* SET PROBLEM
What are the lines from the one with "Convert this screenshot to HTML." through the one with "yt.textContent='z-score difference';", inclusive? Output them exactly, and leave out the pictures.

Plotting code records
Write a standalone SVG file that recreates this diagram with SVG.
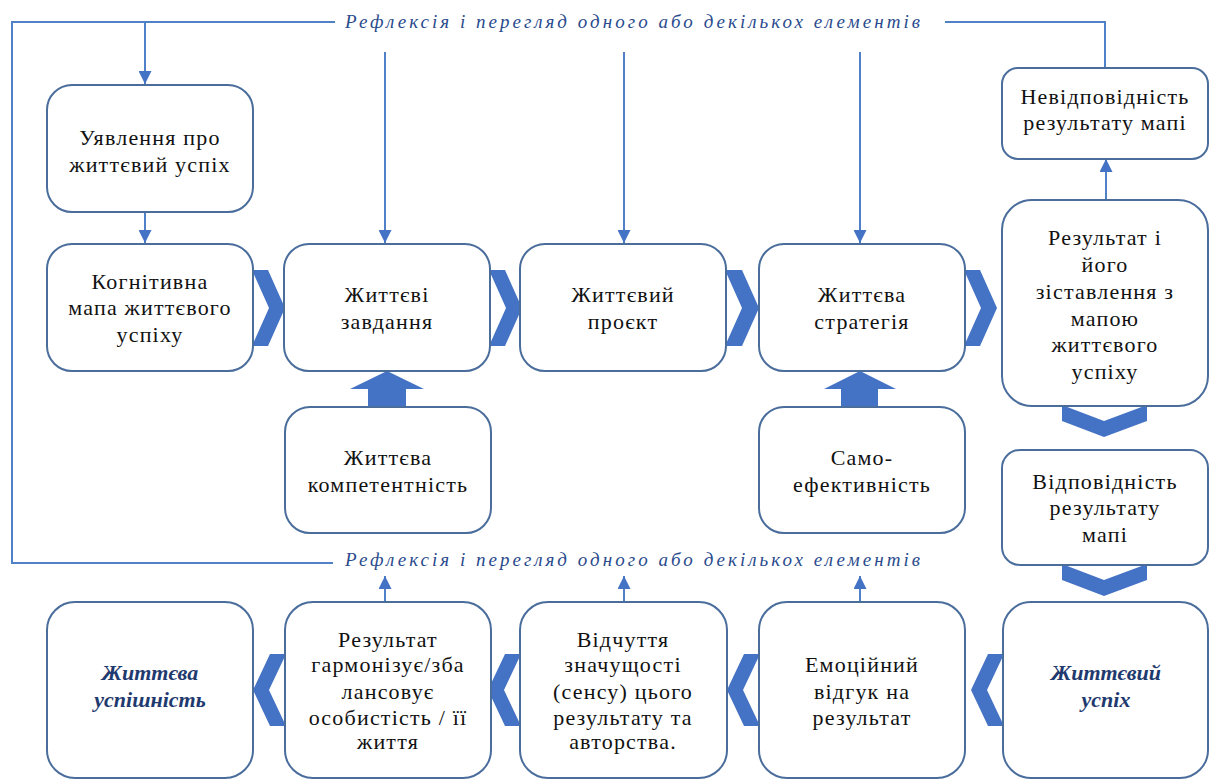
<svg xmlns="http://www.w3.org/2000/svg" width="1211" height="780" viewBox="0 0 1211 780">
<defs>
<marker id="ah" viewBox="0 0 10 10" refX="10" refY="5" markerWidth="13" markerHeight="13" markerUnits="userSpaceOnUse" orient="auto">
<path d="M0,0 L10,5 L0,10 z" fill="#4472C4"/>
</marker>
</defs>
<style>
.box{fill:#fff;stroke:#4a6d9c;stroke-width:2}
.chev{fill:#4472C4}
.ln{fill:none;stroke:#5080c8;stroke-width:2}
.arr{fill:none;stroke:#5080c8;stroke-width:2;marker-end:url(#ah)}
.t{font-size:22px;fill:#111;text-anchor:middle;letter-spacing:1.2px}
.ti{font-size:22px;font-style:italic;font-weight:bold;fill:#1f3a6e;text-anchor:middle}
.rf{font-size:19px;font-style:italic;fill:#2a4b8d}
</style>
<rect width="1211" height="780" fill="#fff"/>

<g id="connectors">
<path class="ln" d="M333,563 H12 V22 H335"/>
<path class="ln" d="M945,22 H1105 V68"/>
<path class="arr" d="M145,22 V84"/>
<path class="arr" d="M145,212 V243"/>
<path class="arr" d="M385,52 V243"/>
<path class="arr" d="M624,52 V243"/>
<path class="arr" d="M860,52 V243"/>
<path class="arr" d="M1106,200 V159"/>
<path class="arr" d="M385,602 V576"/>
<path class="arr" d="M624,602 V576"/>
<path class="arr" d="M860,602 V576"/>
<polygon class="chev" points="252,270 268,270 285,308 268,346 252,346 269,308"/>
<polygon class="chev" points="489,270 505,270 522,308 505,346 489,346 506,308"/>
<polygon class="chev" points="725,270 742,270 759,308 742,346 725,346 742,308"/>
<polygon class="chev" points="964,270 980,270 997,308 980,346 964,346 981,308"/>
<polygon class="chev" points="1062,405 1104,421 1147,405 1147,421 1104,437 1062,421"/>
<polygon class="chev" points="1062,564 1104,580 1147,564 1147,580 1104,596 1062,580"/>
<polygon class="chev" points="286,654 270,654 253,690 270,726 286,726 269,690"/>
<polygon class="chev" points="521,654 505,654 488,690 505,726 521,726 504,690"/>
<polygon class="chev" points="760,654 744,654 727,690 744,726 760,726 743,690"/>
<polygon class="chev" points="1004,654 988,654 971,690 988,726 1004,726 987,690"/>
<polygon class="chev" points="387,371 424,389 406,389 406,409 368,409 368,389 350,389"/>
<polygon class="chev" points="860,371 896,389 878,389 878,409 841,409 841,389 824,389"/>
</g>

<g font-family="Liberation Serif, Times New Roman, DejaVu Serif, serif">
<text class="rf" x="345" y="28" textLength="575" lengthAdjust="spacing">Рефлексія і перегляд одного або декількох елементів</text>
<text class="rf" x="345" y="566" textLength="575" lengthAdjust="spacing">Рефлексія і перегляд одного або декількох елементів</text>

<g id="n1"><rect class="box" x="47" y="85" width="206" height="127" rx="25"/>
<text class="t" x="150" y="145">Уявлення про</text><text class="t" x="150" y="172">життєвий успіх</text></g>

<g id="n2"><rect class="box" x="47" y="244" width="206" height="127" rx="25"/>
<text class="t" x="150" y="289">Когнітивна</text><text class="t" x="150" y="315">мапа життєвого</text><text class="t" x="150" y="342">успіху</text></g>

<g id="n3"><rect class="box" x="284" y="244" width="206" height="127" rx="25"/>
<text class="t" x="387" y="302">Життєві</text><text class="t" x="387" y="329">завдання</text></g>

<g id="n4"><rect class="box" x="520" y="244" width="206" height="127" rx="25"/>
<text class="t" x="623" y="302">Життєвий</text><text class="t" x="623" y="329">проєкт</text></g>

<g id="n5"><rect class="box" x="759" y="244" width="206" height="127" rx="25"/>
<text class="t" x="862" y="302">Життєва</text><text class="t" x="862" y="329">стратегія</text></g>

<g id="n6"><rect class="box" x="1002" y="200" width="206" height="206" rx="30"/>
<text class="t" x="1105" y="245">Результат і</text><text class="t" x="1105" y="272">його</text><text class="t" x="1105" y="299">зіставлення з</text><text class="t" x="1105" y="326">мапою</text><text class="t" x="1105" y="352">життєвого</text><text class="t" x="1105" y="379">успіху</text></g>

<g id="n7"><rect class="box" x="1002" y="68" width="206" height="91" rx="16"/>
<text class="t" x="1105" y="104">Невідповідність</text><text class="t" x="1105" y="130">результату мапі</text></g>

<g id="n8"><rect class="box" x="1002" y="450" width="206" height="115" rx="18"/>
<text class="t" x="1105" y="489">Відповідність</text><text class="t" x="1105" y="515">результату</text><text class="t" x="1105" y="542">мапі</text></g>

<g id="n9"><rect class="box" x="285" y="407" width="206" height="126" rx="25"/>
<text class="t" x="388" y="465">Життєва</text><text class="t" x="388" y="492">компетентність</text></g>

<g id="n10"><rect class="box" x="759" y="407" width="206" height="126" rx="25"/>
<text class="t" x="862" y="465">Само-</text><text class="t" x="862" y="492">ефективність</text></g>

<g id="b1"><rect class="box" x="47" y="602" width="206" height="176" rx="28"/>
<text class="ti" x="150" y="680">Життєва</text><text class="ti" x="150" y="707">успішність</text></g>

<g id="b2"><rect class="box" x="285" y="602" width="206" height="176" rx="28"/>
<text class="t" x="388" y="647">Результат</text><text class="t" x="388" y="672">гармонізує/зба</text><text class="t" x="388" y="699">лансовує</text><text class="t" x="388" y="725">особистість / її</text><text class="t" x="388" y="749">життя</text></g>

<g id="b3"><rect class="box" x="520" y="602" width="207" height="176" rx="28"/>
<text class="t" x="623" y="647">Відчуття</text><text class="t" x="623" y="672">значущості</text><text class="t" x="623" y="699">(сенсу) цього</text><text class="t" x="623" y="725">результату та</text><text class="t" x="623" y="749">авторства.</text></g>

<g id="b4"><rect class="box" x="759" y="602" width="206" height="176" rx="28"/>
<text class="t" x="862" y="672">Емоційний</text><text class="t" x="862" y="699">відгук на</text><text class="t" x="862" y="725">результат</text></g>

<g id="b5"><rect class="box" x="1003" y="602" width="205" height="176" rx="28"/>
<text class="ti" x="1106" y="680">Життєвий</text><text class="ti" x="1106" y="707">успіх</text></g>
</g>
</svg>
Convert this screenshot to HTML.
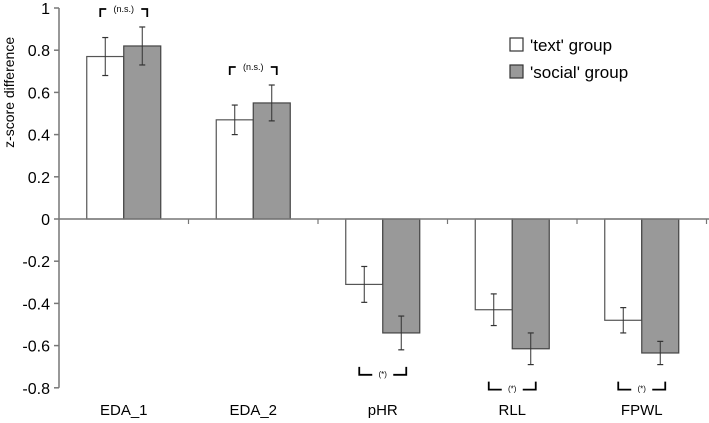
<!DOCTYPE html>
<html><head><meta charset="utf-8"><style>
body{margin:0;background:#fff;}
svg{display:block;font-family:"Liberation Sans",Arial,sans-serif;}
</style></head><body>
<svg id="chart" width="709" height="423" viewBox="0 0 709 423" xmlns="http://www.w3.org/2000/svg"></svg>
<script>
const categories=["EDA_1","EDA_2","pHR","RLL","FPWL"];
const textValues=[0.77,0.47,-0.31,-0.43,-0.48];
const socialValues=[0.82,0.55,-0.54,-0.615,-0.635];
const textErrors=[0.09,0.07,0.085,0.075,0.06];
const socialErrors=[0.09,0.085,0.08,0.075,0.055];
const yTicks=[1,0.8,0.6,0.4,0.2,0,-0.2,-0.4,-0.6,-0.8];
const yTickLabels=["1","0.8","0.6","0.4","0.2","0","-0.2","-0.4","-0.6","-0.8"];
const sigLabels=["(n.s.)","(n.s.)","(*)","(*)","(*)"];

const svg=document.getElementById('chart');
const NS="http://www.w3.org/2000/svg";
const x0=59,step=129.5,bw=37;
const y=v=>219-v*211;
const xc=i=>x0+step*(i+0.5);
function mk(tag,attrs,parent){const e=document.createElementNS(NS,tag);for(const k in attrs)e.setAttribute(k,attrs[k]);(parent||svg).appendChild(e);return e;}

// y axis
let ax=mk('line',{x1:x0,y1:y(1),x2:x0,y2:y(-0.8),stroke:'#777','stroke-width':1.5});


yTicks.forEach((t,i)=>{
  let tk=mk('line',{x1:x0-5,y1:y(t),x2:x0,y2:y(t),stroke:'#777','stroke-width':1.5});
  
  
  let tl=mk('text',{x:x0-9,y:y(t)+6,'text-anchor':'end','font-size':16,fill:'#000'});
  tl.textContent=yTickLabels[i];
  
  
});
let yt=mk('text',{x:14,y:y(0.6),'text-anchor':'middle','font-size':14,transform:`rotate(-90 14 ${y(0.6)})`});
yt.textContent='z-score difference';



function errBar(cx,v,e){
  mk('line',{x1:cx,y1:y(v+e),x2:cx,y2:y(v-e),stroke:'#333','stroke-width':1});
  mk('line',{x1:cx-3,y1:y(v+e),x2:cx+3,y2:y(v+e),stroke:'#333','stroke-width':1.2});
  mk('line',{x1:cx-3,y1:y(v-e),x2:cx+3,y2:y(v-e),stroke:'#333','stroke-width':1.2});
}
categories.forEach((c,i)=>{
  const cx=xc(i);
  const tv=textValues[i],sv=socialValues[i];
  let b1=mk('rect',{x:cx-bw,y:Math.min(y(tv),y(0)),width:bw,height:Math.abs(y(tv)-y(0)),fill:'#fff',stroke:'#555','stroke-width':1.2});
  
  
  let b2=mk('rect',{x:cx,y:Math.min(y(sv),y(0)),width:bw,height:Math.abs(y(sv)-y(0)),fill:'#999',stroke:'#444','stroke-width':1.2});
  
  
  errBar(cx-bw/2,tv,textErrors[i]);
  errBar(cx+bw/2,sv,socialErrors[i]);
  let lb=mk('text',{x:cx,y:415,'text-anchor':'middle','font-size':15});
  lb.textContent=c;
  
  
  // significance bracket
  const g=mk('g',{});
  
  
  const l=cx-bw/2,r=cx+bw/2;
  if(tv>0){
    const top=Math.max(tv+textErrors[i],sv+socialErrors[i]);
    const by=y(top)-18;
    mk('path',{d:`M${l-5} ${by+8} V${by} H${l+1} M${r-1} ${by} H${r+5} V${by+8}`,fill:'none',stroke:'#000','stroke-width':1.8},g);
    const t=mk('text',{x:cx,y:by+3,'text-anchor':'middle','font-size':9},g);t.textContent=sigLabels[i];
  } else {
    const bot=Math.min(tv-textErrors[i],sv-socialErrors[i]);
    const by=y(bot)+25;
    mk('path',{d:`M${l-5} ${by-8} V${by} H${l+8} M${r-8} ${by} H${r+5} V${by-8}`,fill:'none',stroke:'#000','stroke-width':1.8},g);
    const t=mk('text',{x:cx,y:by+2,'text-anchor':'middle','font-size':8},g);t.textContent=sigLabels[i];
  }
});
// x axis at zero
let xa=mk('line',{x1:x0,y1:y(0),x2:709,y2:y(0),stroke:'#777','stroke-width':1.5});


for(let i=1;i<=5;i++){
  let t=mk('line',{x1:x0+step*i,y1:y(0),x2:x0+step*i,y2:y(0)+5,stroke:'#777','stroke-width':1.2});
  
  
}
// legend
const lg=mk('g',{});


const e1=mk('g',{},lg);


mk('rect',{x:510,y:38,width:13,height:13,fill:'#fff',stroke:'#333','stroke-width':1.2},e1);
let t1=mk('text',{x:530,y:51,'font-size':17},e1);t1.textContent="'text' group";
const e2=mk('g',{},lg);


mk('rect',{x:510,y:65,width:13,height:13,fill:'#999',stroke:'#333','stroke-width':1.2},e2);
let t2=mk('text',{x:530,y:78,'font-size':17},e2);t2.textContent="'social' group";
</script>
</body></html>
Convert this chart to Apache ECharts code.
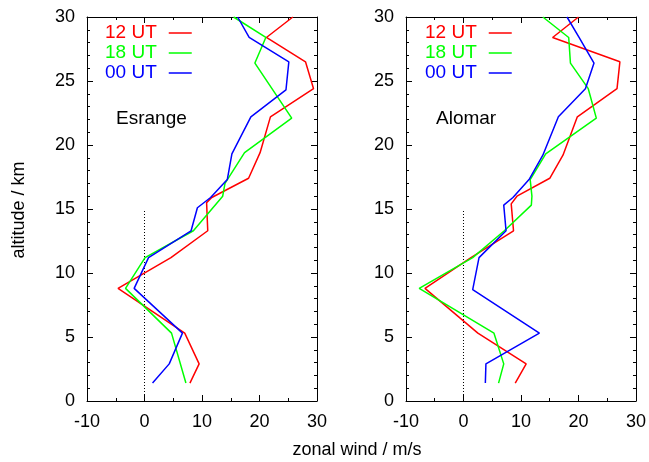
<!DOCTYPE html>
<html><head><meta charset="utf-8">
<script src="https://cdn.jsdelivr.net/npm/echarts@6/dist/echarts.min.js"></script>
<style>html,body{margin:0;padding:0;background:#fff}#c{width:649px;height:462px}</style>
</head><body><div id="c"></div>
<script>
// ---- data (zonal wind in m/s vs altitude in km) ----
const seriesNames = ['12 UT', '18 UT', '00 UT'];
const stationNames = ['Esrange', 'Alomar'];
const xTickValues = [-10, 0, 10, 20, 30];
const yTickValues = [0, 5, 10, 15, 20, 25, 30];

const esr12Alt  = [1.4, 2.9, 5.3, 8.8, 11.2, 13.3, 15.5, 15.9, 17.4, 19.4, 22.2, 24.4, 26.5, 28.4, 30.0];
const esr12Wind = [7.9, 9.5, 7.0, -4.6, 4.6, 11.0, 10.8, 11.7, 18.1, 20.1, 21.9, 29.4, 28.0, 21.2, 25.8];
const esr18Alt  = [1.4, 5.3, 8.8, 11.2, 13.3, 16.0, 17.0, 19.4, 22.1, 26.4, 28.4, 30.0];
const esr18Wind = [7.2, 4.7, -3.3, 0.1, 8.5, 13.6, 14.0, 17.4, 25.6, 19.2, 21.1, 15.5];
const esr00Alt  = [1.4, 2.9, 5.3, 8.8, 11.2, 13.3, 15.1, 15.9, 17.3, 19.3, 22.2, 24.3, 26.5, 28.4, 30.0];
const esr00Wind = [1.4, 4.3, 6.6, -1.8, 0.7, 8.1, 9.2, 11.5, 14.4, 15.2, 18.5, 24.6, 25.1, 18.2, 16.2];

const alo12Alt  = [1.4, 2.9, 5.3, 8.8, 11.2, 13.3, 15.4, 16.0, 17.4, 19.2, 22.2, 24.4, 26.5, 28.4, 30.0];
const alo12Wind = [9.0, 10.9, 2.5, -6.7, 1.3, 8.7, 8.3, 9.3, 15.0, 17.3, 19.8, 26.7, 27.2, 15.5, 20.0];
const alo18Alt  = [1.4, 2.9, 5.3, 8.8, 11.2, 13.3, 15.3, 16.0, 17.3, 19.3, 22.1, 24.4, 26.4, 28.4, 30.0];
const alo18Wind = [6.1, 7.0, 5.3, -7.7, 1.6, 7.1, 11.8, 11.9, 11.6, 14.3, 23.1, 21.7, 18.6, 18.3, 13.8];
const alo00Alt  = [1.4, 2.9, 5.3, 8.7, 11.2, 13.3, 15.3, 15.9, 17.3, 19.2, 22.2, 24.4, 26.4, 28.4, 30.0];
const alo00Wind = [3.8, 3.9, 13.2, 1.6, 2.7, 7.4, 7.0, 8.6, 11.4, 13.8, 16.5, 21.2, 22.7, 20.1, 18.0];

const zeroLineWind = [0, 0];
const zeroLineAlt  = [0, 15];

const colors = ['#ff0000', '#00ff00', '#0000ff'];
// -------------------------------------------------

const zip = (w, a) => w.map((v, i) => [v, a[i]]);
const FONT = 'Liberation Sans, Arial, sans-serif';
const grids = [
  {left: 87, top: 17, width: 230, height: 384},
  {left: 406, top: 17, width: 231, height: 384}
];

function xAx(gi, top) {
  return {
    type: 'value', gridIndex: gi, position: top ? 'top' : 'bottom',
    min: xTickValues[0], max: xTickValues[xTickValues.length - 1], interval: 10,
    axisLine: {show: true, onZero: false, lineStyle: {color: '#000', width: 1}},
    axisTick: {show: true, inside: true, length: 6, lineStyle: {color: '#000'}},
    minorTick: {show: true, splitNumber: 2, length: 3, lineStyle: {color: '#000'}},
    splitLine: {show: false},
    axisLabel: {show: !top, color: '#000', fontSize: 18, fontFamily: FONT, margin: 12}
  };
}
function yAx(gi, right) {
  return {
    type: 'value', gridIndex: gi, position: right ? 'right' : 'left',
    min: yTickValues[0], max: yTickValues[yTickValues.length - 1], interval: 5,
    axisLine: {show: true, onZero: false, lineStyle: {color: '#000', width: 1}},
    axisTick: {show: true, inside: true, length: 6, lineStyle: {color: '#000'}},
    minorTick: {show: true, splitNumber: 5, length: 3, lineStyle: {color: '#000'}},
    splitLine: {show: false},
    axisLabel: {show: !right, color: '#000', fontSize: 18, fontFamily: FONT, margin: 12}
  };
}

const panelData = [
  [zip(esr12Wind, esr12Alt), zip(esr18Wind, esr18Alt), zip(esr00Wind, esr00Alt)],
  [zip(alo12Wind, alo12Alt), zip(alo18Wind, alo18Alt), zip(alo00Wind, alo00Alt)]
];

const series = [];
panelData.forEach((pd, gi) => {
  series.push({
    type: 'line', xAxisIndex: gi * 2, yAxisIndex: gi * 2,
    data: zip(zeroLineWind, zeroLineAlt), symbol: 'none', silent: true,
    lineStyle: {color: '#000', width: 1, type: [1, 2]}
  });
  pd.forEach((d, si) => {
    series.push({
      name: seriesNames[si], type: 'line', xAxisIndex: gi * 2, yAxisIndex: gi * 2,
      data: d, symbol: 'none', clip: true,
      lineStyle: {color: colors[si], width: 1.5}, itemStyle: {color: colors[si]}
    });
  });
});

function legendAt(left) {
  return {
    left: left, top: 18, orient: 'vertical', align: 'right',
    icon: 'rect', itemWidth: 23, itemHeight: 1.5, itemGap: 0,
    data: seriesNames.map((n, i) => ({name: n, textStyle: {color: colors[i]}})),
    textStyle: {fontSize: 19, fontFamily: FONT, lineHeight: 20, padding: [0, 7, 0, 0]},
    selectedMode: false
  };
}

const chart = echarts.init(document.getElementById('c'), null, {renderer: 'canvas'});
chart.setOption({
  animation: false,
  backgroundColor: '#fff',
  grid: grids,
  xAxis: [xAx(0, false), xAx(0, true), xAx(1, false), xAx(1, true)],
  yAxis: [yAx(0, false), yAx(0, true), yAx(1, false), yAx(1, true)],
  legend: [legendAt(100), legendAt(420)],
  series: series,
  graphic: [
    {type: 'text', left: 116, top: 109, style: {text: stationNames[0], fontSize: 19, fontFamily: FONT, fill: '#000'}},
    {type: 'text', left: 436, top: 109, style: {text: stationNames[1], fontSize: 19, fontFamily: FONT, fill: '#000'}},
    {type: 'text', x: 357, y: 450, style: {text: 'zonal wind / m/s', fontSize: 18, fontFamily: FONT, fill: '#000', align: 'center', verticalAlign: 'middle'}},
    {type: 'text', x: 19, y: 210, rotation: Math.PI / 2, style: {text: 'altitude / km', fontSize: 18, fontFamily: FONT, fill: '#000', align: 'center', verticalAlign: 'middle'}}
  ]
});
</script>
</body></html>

* REPLY
Convert this screenshot to HTML.
<!DOCTYPE html>
<html><head><meta charset="utf-8"><style>
body{margin:0;background:#fff;}
svg{display:block;font-family:"Liberation Sans",Arial,sans-serif;}
</style></head><body>
<svg id="chart" width="709" height="423" viewBox="0 0 709 423" xmlns="http://www.w3.org/2000/svg"></svg>
<script>
const categories=["EDA_1","EDA_2","pHR","RLL","FPWL"];
const textValues=[0.77,0.47,-0.31,-0.43,-0.48];
const socialValues=[0.82,0.55,-0.54,-0.615,-0.635];
const textErrors=[0.09,0.07,0.085,0.075,0.06];
const socialErrors=[0.09,0.085,0.08,0.075,0.055];
const yTicks=[1,0.8,0.6,0.4,0.2,0,-0.2,-0.4,-0.6,-0.8];
const yTickLabels=["1","0.8","0.6","0.4","0.2","0","-0.2","-0.4","-0.6","-0.8"];
const sigLabels=["(n.s.)","(n.s.)","(*)","(*)","(*)"];

const svg=document.getElementById('chart');
const NS="http://www.w3.org/2000/svg";
const x0=59,step=129.5,bw=37;
const y=v=>219-v*211;
const xc=i=>x0+step*(i+0.5);
function mk(tag,attrs,parent){const e=document.createElementNS(NS,tag);for(const k in attrs)e.setAttribute(k,attrs[k]);(parent||svg).appendChild(e);return e;}

// y axis
let ax=mk('line',{x1:x0,y1:y(1),x2:x0,y2:y(-0.8),stroke:'#777','stroke-width':1.5});


yTicks.forEach((t,i)=>{
  let tk=mk('line',{x1:x0-5,y1:y(t),x2:x0,y2:y(t),stroke:'#777','stroke-width':1.5});
  
  
  let tl=mk('text',{x:x0-9,y:y(t)+6,'text-anchor':'end','font-size':16,fill:'#000'});
  tl.textContent=yTickLabels[i];
  
  
});
let yt=mk('text',{x:14,y:y(0.6),'text-anchor':'middle','font-size':14,transform:`rotate(-90 14 ${y(0.6)})`});
yt.textContent='z-score difference';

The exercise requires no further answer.